City commissioners have unanimously approved a ban on handheld phones night, the ban to take effect July 1.
Commissioners left themselves a loophole to revisit the topic if the Kansas Legislature takes action that would be in conflict with the city’s ordinance during the current session.
“It seems to me that we have the opportunity to make a statement about the importance of this without making a full commitment to all the steps necessary to implement it immediately,” commissioner Bruce Snead said.
Adoption of the ordinance came despite the city staff’s recommendation that consideration of the matter be delayed. Mayor Bob Strawn accepted the July date in order to avoid unnecessary use of funds and resources for signs and education of an ordinance that could be changed by the state. Riley County Police Department director Brad Schoen said the delay would make things easier for the RCPD.
But both Strawn and commissioner Jim Sherow expressed “zero confidence” in the likelihood of state action. Three bills outlawing texting have been submitted in Topeka.
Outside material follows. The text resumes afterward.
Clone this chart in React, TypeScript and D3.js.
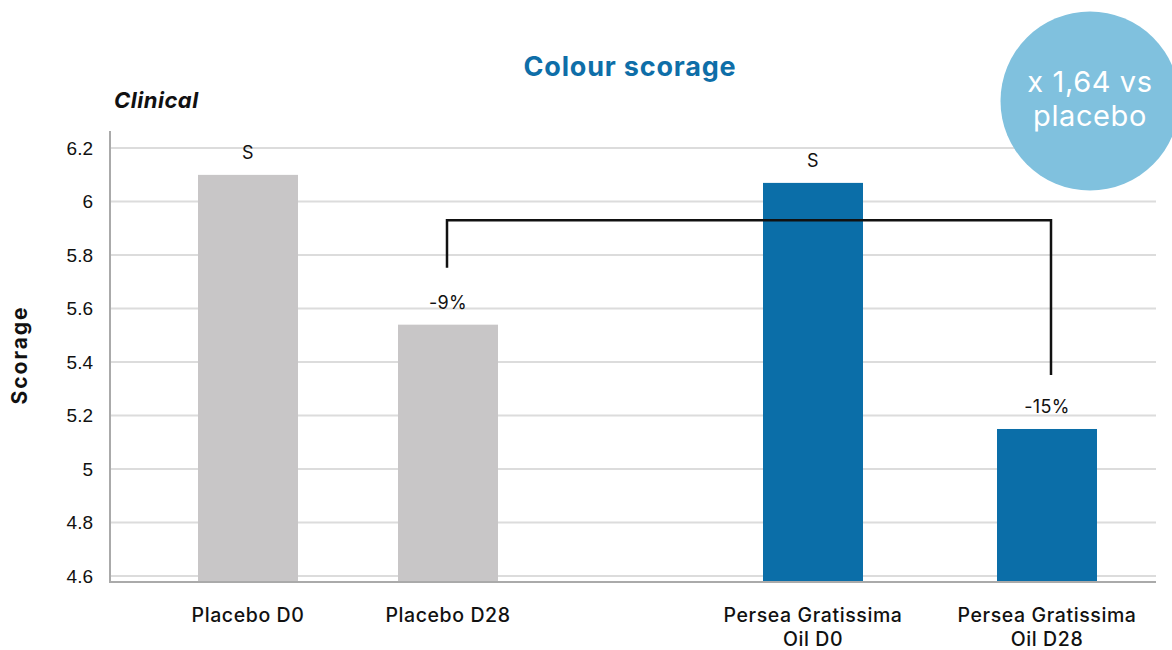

Commissioner Loren Pepperd was more optimistic, based on discussions he had with State Rep. Tom Hawk. Pepperd also voiced concern about Manhattan becoming the only city in Kansas to institute a ban, and said he would vote against the ordinance on second reading if the state does not act.
Hands-free phones or the use of speaker phone would still be allowed under the ordinance. Emergency operators and licensed two-way radio users are exempted, as are those placing calls for emergency purposes.
Schoen spoke to the commission briefly to clarify some comments he made at a work session in December that suggested RCPD would not enforce a cell phone ban. He said he had only intended to point out some potential problems in enforcement.
“We’re going to give this ordinance the same attention we do all the ordinances in the standard traffic ordinances,” he said. “We will enforce it where we think it’s applicable, certainly if it’s an issue in terms of driver error or being a part of some other violation or accident or something like that.”
The Legislature last year passed a law prohibiting use of cell phones by drivers who are not fully licensed; that law effect Jan. 1. The U.S. Department of Transportation recently banned text messaging for drivers of commercial trucks and buses.
“Even if this ends up being poorly enforced because of all the difficulties of doing it, if it saves one trip, just one trip to the emergency room, it’s well worth our time,” Sherow said. “We can educate the public in this area that this is a really dangerous way of driving.”
Six states and the District of Columbia, as well as some major cities including Chicago and Santa Fe, N.M., have approved bans on cell phones for drivers. A dozen other states have bans on text messaging.
Several studies have shown the correlation between accidents and cell phones, and enforcement has proven to be effective in reducing their use. However, a study released last week by the Highway Loss Data Institute showed bans have not created a reduction in crashes.